Deze brief schrijf ik u vanuit een nachttrein in Oekraïne, na een week vol heftige indrukken. Misschien heeft u de afgelopen weken in het nieuws de naam Avdiivka gehoord. Rond dit Oekraïense stadje, dat in het oosten van het land ligt, vindt momenteel een van de grootste veldslagen plaats van deze grote Europese oorlog. De Russen proberen er de Oekraïners te omsingelen. Maar dat is werkelijk niet eenvoudig. Het Oekraïense leger bouwde de afgelopen jaren een sterke verdediging in de omgeving van de stad.
Afgelopen week reisde ik met een zogenoemde ”kapelan”, oftewel legerpredikant –die de naam Oleg draagt– mee naar Avdiivka. Het was een gevaarlijke tocht. De Russen hoeven nog slechts een gebied van een kilometer of tien te overbruggen om de omsingeling te voltooien. Onze rit leidde, met andere woorden, door een soort flessenhals. De kurk was Avdiivka, een stad waar voorheen 70.000 mensen woonden en waar nu alle gebouwen of verwoest of op z’n minst zwaar zijn beschadigd. De winkel, de apotheek of de dokterspost functioneert er allang niet meer. Artillerie dreunt er voortdurend. En elke dag stort er wel weer ergens een flatje in.
Mensen wonen er nog wel. Dat wist ik, want dat was de reden dat kapelan Oleg erheen ging. De legerpredikant houdt zich tegenwoordig vooral bezig met het lenigen van de nood van de nog aanwezige burgers. De achterbak van zijn jeep zat vol jerrycans met water en zakken brood. En ja hoor, zodra we door de straten reden, kwamen er mensen naar buiten. Of liever gezegd: naar boven. Want in Avdiivka wonen de achtergebleven bewoners –het zijn er nog naar schatting slechts 1500– alleen nog maar ondergronds; in de kelders onder hun flatjes. Gas, water, elektra en telefoonverbinding zijn er niet meer. Brandstof en warmte moeten ze op de een of andere manier zelf zien te organiseren.

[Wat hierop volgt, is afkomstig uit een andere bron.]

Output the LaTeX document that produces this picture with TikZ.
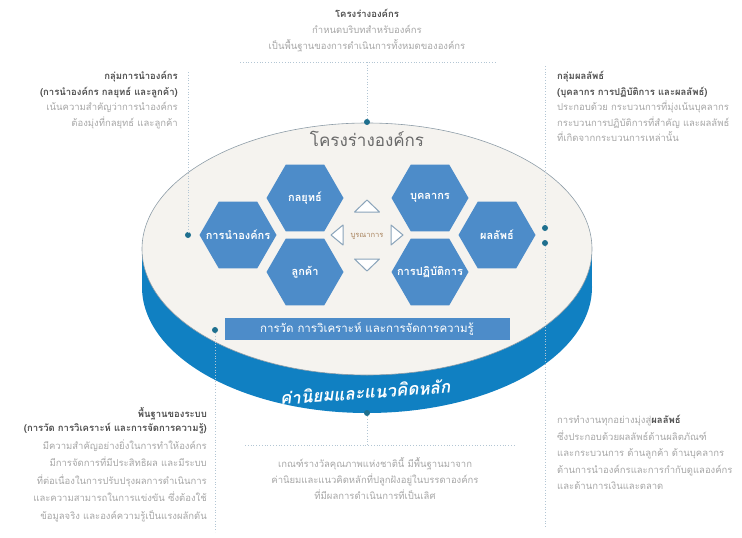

De bewoners, veelal gepensioneerden, hadden allemaal hun eigen reden om niet te vluchten. Vrees voor werkloosheid en dakloosheid, niet gezond genoeg, koppigheid of gebrek aan besluitvaardigheid… in onze gesprekken met de bewoners kwamen allerlei angsten en argumenten voorbij. „Als we zeggen dat elk individu belangrijk is, wat zelfs in onze grondwet staat geschreven, dan moeten we zorgen voor onze mensen”, sprak Oleg. Voor deze overtuiging waagt de kapelan wekelijks een aantal keer zijn leven.
De afgelopen weken eiste de oorlog tussen Israël en Hamas al onze aandacht op. Dat is begrijpelijk, gezien de heftigheid en nabijheid van dat conflict – voor velen niet alleen geografisch; maar ook mentaal. Voor mij was het bezoek aan Avdiivka echter ook een waarschuwing. Niet alleen verdienen deze ondergrondse bewoners onze aandacht; ook het conflict zelf moeten we in het oog blijven houden. De oorlog in Oekraïne, die al bijna een decennium duurt, is de afgelopen twee jaar steeds heftiger en omvangrijker geworden. En als Avdiivka valt, zal het oostfront verschuiven. Tot nog dichter bij ons in Nederland.